The prevailing discourse on AI in financial security is rich in technical detail but comparatively thin in normative reflection. Academic studies and industry white papers largely emphasise improvements in detection accuracy, reductions in false positives and overall operational efficiency, often supported by rigorous benchmarking and performance metrics (Mazumder, 2025). These measurable gains from AI deployment are indeed significant, especially for institutions facing increasing transaction volumes and regulatory expectations. However, they are rarely matched by equally systematic analysis of accountability, procedural fairness or implications for fundamental rights such as privacy, non‑discrimination and due process (Ridzuan, 2024). Regulatory frameworks typically foreground ‘human oversight’ and ‘governance,’ but in such a context these criteria risk becoming checklist requirements to ensure that systems remain controllable rather than mechanisms for allocating responsibility and enabling contestation.
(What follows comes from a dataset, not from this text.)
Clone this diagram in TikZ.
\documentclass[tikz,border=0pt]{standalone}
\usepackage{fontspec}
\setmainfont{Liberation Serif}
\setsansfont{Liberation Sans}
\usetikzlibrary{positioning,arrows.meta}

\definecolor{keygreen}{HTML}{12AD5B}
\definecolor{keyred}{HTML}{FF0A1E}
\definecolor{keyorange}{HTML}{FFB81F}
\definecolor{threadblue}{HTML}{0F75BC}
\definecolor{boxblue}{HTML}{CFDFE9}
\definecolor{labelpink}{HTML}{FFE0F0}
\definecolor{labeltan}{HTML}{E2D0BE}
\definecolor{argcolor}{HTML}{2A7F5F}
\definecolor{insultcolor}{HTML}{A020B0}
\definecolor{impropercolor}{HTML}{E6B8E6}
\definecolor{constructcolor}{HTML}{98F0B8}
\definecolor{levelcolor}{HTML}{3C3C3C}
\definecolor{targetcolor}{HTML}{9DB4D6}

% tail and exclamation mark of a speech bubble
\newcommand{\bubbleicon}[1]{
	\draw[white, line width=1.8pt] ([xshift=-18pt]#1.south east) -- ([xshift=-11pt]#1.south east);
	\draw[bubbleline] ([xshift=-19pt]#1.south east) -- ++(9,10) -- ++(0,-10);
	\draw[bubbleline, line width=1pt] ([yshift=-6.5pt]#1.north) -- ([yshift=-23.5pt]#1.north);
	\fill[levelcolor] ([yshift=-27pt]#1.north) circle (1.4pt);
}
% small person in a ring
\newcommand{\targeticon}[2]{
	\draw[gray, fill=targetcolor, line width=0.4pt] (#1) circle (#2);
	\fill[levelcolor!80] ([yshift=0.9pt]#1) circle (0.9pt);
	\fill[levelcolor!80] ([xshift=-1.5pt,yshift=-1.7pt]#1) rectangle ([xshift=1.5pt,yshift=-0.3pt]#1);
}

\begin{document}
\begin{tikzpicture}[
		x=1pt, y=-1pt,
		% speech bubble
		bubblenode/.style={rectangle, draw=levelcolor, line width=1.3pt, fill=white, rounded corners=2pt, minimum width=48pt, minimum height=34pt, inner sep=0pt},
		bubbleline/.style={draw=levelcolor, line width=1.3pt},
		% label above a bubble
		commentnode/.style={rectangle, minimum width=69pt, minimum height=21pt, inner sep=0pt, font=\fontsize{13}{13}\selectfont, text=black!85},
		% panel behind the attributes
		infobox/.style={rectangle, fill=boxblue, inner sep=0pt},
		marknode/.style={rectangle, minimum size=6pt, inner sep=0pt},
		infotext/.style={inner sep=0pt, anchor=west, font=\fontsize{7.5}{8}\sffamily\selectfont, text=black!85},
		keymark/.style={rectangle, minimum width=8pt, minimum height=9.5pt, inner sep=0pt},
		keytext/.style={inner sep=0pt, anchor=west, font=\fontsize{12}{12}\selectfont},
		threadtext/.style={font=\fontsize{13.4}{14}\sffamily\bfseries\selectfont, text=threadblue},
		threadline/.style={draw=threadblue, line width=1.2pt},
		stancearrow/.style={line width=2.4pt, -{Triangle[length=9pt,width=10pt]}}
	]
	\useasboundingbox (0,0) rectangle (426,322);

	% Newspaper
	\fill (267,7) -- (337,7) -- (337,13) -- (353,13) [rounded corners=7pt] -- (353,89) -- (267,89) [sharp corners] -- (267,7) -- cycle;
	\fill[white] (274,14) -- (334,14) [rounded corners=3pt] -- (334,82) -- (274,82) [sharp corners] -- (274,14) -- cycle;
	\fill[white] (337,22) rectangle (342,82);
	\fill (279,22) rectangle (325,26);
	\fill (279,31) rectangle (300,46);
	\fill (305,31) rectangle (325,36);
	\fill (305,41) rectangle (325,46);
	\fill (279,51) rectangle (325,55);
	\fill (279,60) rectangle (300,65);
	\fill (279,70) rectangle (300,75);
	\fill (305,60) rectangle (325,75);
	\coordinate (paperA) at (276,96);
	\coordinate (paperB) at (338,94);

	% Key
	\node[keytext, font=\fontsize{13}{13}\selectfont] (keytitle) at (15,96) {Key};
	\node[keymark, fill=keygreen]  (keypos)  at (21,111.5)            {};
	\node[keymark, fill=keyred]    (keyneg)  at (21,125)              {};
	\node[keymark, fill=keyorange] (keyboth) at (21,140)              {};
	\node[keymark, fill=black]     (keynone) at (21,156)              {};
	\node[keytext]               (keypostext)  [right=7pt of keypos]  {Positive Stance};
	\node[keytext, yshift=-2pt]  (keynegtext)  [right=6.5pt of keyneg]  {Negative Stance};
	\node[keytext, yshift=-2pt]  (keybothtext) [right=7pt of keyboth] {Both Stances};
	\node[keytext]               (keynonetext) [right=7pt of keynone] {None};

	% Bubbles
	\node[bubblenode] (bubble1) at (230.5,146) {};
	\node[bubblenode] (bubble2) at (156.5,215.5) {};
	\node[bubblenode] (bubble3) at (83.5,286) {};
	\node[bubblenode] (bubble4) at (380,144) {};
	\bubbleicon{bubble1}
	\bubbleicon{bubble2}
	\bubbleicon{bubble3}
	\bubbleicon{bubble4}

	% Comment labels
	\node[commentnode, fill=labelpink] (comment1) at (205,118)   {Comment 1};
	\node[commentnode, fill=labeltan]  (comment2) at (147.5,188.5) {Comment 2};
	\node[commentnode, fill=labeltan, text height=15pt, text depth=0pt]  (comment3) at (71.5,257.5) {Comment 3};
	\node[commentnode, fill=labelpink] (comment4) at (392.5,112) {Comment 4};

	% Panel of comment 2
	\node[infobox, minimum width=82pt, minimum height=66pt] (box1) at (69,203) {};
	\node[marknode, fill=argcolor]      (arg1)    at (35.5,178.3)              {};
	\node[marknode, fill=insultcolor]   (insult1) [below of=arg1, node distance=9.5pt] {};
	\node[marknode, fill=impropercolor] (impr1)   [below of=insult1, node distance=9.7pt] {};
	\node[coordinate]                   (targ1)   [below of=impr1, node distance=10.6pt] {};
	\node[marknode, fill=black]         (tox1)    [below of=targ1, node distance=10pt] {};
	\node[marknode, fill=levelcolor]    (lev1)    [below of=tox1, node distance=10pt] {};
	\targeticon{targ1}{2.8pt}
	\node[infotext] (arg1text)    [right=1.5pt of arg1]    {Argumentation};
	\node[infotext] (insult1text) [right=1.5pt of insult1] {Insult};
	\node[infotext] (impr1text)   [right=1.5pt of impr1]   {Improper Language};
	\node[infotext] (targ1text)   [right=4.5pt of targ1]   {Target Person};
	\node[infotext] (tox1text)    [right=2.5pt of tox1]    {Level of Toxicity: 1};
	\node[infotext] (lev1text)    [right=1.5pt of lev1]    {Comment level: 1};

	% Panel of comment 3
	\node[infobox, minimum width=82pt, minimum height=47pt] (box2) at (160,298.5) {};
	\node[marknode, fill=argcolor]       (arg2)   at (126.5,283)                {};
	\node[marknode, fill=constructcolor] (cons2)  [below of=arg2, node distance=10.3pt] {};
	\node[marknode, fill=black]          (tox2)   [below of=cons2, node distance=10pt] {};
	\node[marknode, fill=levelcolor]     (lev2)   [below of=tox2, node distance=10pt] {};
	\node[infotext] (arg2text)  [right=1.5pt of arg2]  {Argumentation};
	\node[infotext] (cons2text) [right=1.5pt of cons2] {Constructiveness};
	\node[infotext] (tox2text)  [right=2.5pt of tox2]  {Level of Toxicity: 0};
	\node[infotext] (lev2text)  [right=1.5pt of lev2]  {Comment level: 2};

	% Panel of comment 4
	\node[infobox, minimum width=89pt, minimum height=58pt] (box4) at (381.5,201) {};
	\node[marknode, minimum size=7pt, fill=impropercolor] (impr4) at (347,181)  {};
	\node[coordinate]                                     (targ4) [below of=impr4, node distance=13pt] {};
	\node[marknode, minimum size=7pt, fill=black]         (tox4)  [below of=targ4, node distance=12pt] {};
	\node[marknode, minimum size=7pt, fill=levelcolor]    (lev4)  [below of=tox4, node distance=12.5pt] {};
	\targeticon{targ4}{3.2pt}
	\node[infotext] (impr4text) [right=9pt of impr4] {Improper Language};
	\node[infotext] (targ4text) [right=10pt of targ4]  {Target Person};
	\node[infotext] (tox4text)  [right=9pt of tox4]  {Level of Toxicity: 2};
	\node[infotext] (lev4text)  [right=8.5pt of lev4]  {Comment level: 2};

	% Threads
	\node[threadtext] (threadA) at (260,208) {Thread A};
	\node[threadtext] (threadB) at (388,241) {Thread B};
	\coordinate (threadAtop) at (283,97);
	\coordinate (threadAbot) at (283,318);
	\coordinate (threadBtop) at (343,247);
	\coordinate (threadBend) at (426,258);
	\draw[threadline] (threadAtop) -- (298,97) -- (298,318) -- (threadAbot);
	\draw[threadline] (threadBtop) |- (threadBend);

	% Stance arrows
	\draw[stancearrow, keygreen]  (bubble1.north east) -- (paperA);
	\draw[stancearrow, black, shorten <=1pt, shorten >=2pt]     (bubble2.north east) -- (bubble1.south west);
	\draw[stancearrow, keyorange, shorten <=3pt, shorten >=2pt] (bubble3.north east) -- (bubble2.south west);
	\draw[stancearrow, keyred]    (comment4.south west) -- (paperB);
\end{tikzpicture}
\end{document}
As a result, the rights implications of AI‑driven financial security remain under‑theorised and under‑specified, especially when compared to the sophistication of performance‑oriented discussions.
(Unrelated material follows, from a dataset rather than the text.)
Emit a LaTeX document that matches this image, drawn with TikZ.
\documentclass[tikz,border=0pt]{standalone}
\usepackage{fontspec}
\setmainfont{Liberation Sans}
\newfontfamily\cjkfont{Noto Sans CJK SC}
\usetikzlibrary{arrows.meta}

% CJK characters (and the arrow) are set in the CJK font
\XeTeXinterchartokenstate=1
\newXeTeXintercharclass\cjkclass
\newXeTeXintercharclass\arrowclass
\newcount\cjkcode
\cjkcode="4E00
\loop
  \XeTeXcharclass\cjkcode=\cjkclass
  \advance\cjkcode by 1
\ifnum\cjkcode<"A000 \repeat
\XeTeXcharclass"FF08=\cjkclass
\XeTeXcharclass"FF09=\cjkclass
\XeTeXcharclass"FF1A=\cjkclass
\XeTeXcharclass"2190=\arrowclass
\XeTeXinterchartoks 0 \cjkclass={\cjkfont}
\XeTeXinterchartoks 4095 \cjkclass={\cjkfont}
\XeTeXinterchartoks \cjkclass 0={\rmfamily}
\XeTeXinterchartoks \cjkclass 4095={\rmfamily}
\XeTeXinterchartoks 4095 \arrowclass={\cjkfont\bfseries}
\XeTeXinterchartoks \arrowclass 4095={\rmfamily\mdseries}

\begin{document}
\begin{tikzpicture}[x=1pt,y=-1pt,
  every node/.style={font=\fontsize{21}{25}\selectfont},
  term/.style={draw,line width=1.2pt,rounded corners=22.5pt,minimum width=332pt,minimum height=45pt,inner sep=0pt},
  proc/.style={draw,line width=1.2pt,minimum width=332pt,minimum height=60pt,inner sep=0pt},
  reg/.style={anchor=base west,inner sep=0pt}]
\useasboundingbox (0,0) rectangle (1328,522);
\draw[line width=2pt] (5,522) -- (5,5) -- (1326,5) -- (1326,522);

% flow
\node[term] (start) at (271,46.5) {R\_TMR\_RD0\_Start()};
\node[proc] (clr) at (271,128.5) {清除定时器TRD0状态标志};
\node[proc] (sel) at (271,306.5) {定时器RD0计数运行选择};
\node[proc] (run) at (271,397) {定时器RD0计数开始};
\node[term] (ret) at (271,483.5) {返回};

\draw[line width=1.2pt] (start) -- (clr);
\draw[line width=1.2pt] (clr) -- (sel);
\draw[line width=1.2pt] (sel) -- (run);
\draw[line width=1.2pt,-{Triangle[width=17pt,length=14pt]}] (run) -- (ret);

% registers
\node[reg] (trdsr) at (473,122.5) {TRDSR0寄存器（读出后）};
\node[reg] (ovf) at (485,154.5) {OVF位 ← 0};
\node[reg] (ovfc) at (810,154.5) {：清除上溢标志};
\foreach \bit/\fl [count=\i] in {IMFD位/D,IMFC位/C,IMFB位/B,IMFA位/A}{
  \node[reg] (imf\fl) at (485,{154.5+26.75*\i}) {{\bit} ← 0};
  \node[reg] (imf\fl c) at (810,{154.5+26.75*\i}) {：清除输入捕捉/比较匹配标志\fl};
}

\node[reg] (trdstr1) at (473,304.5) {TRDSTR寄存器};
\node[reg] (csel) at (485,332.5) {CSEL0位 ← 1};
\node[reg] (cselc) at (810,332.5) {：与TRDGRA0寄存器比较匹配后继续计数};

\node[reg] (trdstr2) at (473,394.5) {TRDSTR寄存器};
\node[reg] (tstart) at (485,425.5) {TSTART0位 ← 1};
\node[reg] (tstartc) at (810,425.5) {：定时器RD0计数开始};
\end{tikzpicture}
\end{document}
This striking gap in both research and practice calls for a reimagination of governance going beyond minimal human intervention toward institutionalised accountability structures that embed normative commitments in organisational practice. Current governance practices are drifting toward what seems to be a more performative approach: visible oversight structures that preserve the appearance of control, while leaving accountability for AI-driven financial security decisions largely indeterminate (Buckley et al., 2021). Therefore, there needs to be a stronger focus on emerging governance proposals centred on the following principles:

  • meaningful human oversight with clearly allocated responsibility for AI‑driven outcomes;
  • operational transparency and explainability calibrated for regulators, and where possible affected users;
  • safeguards against discrimination and bias, especially in credit scoring and DeFi‑related applications, in which opaque models can amplify existing inequities;
  • robust auditability and traceability with algorithmic logs, model‑risk documentation and continuous monitoring, and
  • structured experimentation, such as regulatory sandboxes and controlled pilots, to test new models and oversight arrangements with supervisory scrutiny.

This outlook shows that AI financial security cannot be adequately characterised as a purely technical or operational matter. As algorithmic systems increasingly shape economically consequential outcomes, questions of governance must integrate efficiency objectives with robust protections of rights and accountability (Ridzuan, 2024). Systematic examination of concrete AI applications in financial settings can show how proposed governance principles operate under pressure, where they succeed and where they generate new forms of opacity or exclusion. The central issue, then, is not simply whether AI improves detection rates or reduces operational costs but whether its deployment ultimately strengthens or weakens the institutional legitimacy of financial governance.

 

References

Buckley, R. P., Zetzsche, D. A., Arner, D. W. & Tang, B. W. (2021). Regulating Artificial Intelligence in Finance: Putting the Human in the Loop. The Sydney Law Review, 43(1), 43-81.

Fritz-Morgenthal, S., Hein, B. & Papenbrock, J. (2022). Financial Risk Management and Explainable, Trustworthy, Responsible AI. Frontiers in Artificial Intelligence, 5(1).

Mazumder, P. T. (2025). AI- Driven Anti-Money Laundering Systems for Cybersecurity Resilience in U.S. Financial Infrastructure: A Framework for Real-Time Threat Detection, Regulatory Compliance and National Security. International Journal of Humanities and Information Technology, 7(03), 90-97.

Ridzuan, N. N., Masri, M., Anshari, M., Fitriyani, N. L. & Syafrudin, M. (2024). AI in the Financial Sector: The Line between Innovation, Regulation and Ethical Responsibility. Information, 15(8), 432.